Openbaring 6:9-17
9 Toen het lam het vijfde zegel verbrak, zag ik aan de voet van het altaar de zielen van al degenen die geslacht waren omdat ze over God hadden gesproken en vanwege hun getuigenis. 10 Ze riepen luid: ‘O heilige en betrouwbare Heer, wanneer zult U de mensen die op aarde leven eindelijk straffen en ons bloed op hen wreken?’ 11 Ieder van hen kreeg witte kleren. Verder werd hun gezegd nog een korte tijd geduld te hebben, totdat het aantal dienaren compleet zou zijn: zij en hun broeders en zusters die net als zij gedood zouden worden. 12 Ik zag, toen het zesde zegel verbroken werd, hoe er een zware aardbeving kwam. De zon werd zwart als een rouwkleed en de maan werd bloedrood. 13 De sterren vielen op de aarde, zoals late vijgen die door een stormwind van de boom worden gerukt. 14 De hemel scheurde los en rolde zich als een boekrol op. Geen berg of eiland bleef op zijn plaats. 15 Koningen, machthebbers, legeraanvoerders, rijken, aanzienlijken, slaven en vrije mensen, iedereen trachtte zich te verbergen in grotten en tussen de rotsen in de bergen. 16 Ze riepen de bergen en de rotsen toe: ‘Val op ons neer! Verberg ons voor het oog van Hem die op de troon zit en voor de toorn van het lam! 17 Want nu is de grote dag van hun toorn (NBV21)
Johannes had een mooie toekomst geschilderd. Het Romeinse Rijk was dus niet zo onoverwinnelijk en onkwetsbaar als je zou denken op grond van de vele overwinningen die er waren geweest. Het zou eens afgelopen zijn met dat Rijk. Maar hoeveel slachtoffers zouden er nog moeten vallen? Er waren er al zoveel geweest. Johannes zal om zich heen gekeken hebben op Patmos waar in de mijnen nog dagelijks gevangenen stierven. Johannes kende natuurlijk de verhalen over de opstand die geleid had tot de verwoesting van de Tempel. In die opstand waren ook toen al vele onschuldige burgers gestorven, afgeslacht in het geweld dat een opstand met zich meebrengt. Johannes kende ook de vervolgingen van Christenen die overal in het rijk oplaaiden. Hij kende ook de opvatting dat er een opstanding van de doden zou zijn en dat de misdadigers gestraft zouden worden. Was Jezus van Nazareth niet de eerste die was opgestaan uit de doden?
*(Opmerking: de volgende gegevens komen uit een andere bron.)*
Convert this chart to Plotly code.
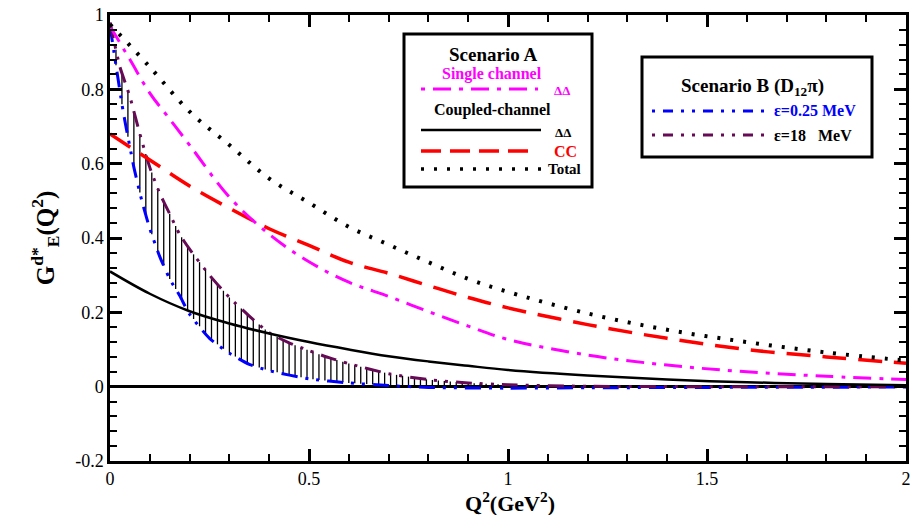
import numpy as np
import plotly.graph_objects as go

# ---- data: d* electric form factor vs Q^2 ----
q_tot = [0, 0.1, 0.2, 0.3, 0.4, 0.5, 0.6, 0.7, 0.8, 0.9, 1.0, 1.2, 1.4, 1.6, 1.8, 2.0]
g_total = [0.975, 0.86, 0.74, 0.65, 0.56, 0.495, 0.43, 0.382, 0.335, 0.29, 0.255, 0.197, 0.153, 0.12, 0.092, 0.07]

q_cc = [0, 0.1, 0.2, 0.3, 0.4, 0.5, 0.6, 0.7, 0.8, 0.9, 1.0, 1.2, 1.4, 1.6, 1.8, 2.0]
g_cc = [0.68, 0.61, 0.54, 0.48, 0.425, 0.38, 0.335, 0.305, 0.272, 0.24, 0.212, 0.167, 0.13, 0.10, 0.08, 0.063]

q_dd_single = [0, 0.05, 0.1, 0.15, 0.2, 0.3, 0.4, 0.5, 0.6, 0.7, 0.8, 0.9, 1.0, 1.2, 1.4, 1.6, 1.8, 2.0]
g_dd_single = [0.97, 0.88, 0.79, 0.72, 0.65, 0.51, 0.41, 0.336, 0.281, 0.243, 0.202, 0.163, 0.127, 0.085, 0.058, 0.04, 0.028, 0.019]

q_dd_coupled = [0, 0.1, 0.2, 0.3, 0.4, 0.5, 0.6, 0.7, 0.8, 0.9, 1.0, 1.2, 1.4, 1.6, 1.8, 2.0]
g_dd_coupled = [0.31, 0.25, 0.203, 0.17, 0.143, 0.12, 0.1, 0.082, 0.068, 0.056, 0.045, 0.03, 0.019, 0.012, 0.007, 0.004]

q_eps025 = [0, 0.01, 0.02, 0.03, 0.04, 0.05, 0.06, 0.08, 0.1, 0.125, 0.15, 0.175, 0.2, 0.25, 0.3,
            0.35, 0.4, 0.5, 0.6, 0.7, 0.8, 1.0, 1.2, 1.5, 2.0]
g_eps025 = [0.97, 0.9, 0.83, 0.76, 0.70, 0.645, 0.59, 0.50, 0.425, 0.35, 0.29, 0.245, 0.195, 0.13, 0.09,
            0.06, 0.043, 0.021, 0.01, 0.003, -0.002, -0.004, -0.003, -0.002, -0.001]

q_eps18 = [0, 0.01, 0.025, 0.05, 0.075, 0.1, 0.125, 0.15, 0.175, 0.2, 0.25, 0.3, 0.35, 0.4, 0.45,
           0.5, 0.55, 0.6, 0.7, 0.8, 0.9, 1.0, 1.2, 1.5, 2.0]
g_eps18 = [0.98, 0.93, 0.86, 0.78, 0.68, 0.59, 0.52, 0.465, 0.41, 0.37, 0.30, 0.24, 0.19, 0.145, 0.118,
           0.097, 0.078, 0.062, 0.035, 0.019, 0.01, 0.005, 0.001, 0.0, 0.0]

x_ticks = [0, 0.5, 1, 1.5, 2]
x_tick_text = ["0", "0.5", "1", "1.5", "2"]
y_ticks = [-0.2, 0, 0.2, 0.4, 0.6, 0.8, 1]
y_tick_text = ["-0.2", "0", "0.2", "0.4", "0.6", "0.8", "1"]

MAGENTA = "#ff00ff"
RED = "#ff0000"
BLUE = "#0000ff"
PURPLE = "#660a55"
SERIF = "Times New Roman, Liberation Serif, DejaVu Serif, serif"

fig = go.Figure()

# vertical hatching between the two Scenario B curves
hx = np.arange(0.015, 1.0, 0.015)
lo = np.interp(hx, q_eps025, g_eps025)
hi = np.interp(hx, q_eps18, g_eps18)
xs, ys = [], []
for xv, a, b in zip(hx, lo, hi):
    xs += [xv, xv, None]
    ys += [a, b, None]
fig.add_trace(go.Scatter(x=xs, y=ys, mode="lines", line=dict(color="black", width=1.3),
                         hoverinfo="skip"))

dd2 = "16px,8px,3px,8px,3px,8px"
fig.add_trace(go.Scatter(x=q_eps025, y=g_eps025, mode="lines",
                         line=dict(color=BLUE, width=3, dash=dd2, shape="spline", smoothing=0.6)))
fig.add_trace(go.Scatter(x=q_eps18, y=g_eps18, mode="lines",
                         line=dict(color=PURPLE, width=3, dash=dd2, shape="spline", smoothing=0.6)))
fig.add_trace(go.Scatter(x=q_dd_coupled, y=g_dd_coupled, mode="lines",
                         line=dict(color="black", width=2.5, shape="spline")))
fig.add_trace(go.Scatter(x=q_cc, y=g_cc, mode="lines",
                         line=dict(color=RED, width=3.5, dash="24px,12px", shape="spline")))
fig.add_trace(go.Scatter(x=q_dd_single, y=g_dd_single, mode="lines",
                         line=dict(color=MAGENTA, width=3, dash="18px,8px,4px,8px", shape="spline")))
fig.add_trace(go.Scatter(x=q_tot, y=g_total, mode="lines",
                         line=dict(color="black", width=4, dash="3px,10px", shape="spline")))

# ---- legend boxes placed in paper pixels ----
W, H = 914, 515
L, R, T, B = 110, 906, 15, 461


def px(x):
    return (x - L) / (R - L)


def py(y):
    return (B - y) / (B - T)


shapes = []
annots = []


def box(x0, y0, x1, y1):
    shapes.append(dict(type="rect", xref="paper", yref="paper", x0=px(x0), x1=px(x1),
                       y0=py(y1), y1=py(y0), line=dict(color="black", width=3),
                       fillcolor="white", layer="above"))


def sample(x0, x1, y, color, width, dash):
    shapes.append(dict(type="line", xref="paper", yref="paper", x0=px(x0), x1=px(x1),
                       y0=py(y), y1=py(y), line=dict(color=color, width=width, dash=dash),
                       layer="above"))


def label(x, y, text, color="black", size=12, anchor="center"):
    annots.append(dict(xref="paper", yref="paper", x=px(x), y=py(y), text=text, showarrow=False,
                       xanchor=anchor, yanchor="middle",
                       font=dict(family=SERIF, size=size, color=color)))


# Scenario A
box(404, 34, 592, 187)
label(493, 54, "<b>Scenario A</b>", size=19)
label(492, 74, "<b>Single channel</b>", MAGENTA, 16)
sample(421, 538, 89, MAGENTA, 3, "4px,8px,18px,8px")
label(552, 90, "<b>ΔΔ</b>", MAGENTA, 13, "left")
label(492, 110, "<b>Coupled-channel</b>", "black", 16)
sample(421, 541, 130, "black", 2.5, "solid")
label(553, 132, "<b>ΔΔ</b>", "black", 13, "left")
sample(421, 536, 151, RED, 3.5, "20px,9px")
label(552, 151, "<b>CC</b>", RED, 16, "left")
sample(421, 544, 169, "black", 3.5, "3px,10px")
label(546, 169, "<b>Total</b>", "black", 15, "left")

# Scenario B
box(642, 57, 872, 157)
label(752, 87, "<b>Scenario B (D<sub>12</sub>π)</b>", size=19)
sample(652, 770, 111, BLUE, 3, "3px,8px,10px,8px,3px,8px")
label(772, 111, "<b>ε=0.25 MeV</b>", BLUE, 16, "left")
sample(652, 770, 135, PURPLE, 3, "3px,8px,10px,8px,3px,8px")
label(772, 135, "<b>ε=18&nbsp;&nbsp;&nbsp;MeV</b>", "black", 16, "left")

# x-axis title
label(510, 502, "<b>Q<sup>2</sup>(GeV<sup>2</sup>)</b>", "black", 22)

axis_common = dict(showline=True, linecolor="black", linewidth=2.5, mirror="ticks",
                   ticks="inside", ticklen=12, tickwidth=2.5, tickcolor="black",
                   showgrid=False, tickfont=dict(family=SERIF, size=18, color="black"))

fig.update_layout(
    width=W, height=H,
    margin=dict(l=L, r=W - R, t=T, b=H - B),
    paper_bgcolor="white", plot_bgcolor="white",
    showlegend=False,
    shapes=shapes, annotations=annots,
    xaxis=dict(range=[0, 2], tickvals=x_ticks, ticktext=x_tick_text,
               minor=dict(ticks="inside", ticklen=7, tickwidth=2, tickcolor="black", dtick=0.1),
               zeroline=False, automargin=False,
               **axis_common),
    yaxis=dict(range=[-0.2, 1], tickvals=y_ticks, ticktext=y_tick_text,
               minor=dict(ticks="inside", ticklen=7, tickwidth=2, tickcolor="black", dtick=0.04),
               zeroline=True, zerolinecolor="black", zerolinewidth=2.5, automargin=False,
               title=dict(text="<b>G<sup>d*</sup><sub>E</sub>(Q<sup>2</sup>)</b>",
                          font=dict(family=SERIF, size=25, color="black"), standoff=14),
               **axis_common),
)

fig.write_html("out.html")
In de Tempel die Johannes nog in de hemel zag maar die weer op aarde zou komen werden de doden bewaard die zouden opstaan en aan wie recht zou worden gedaan. Hoe? Dat was onbekend, in het Hebreeuws was er geen woord voor, volgens Prediker zou de adem die het leven gaf aan mensen weer terugkeren naar God. De Grieken hadden er wel een woord voor, de ziel maar volgens de Joden was die ziel alleen van toepassing als het lijk van een mens nog geïdentificeerd kon worden. Johannes neemt hier maar aan dat de doden die op de opstanding wachten gekend zijn, hen zal recht worden gedaan. Maar het is nog niet zover, er moeten nog meer slachtoffers vallen, er zullen nog meer slachtoffers vallen. Johannes herinnert de mensen aan de uitroepen in het Oude Testament, aan de Psalmen die ze gezongen hadden en die ook al gezongen hadden van hoe lang het lijden van mensen nog zou moeten duren.
Wat we in elk geval ook nog zullen meemaken zijn de natuurrampen die we overal zien. En natuurrampen zijn vaak verre te verkiezen boven oorlogen en opstanden. Dat is zelfs vandaag de dag nog zo. De roep van hoe lang nog lijkt te verstommen met het verdwijnen van het geloof in de God van Israël. Mensen zijn zelf verantwoordelijk klinkt het dan. Maar juist de gelovigen, mensen die er van overtuigd zijn dat een aarde zonder oorlog en geweld mogelijk is, verzetten zich het hardst tegen oorlog en geweld. Het zijn geen natuurrampen, oorlog wordt gevoerd door mensen en als er niemand naar de oorlog gaat is het vrede. Oorlog wordt gevoerd met wapens en als er niemand is die wapens maakt kan er geen oorlog worden gevoerd. De roep van hoe lang nog zal het duren zet mensen op het spoor van hun eigen verantwoordelijkheid, van hun eigen aandeel in het voortduren van oorlog en geweld. Daarvoor is het geloof van Johannes nodig, het geloof dat er een aarde komt waar de God van Israël zal willen wonen, waar leed en ellende voorbij is. Elke dag mogen we die aarde dichterbij brengen door ons te verzetten tegen oorlog en geweld en onze naaste lief te hebben als onszelf, ook vandaag mag dat weer.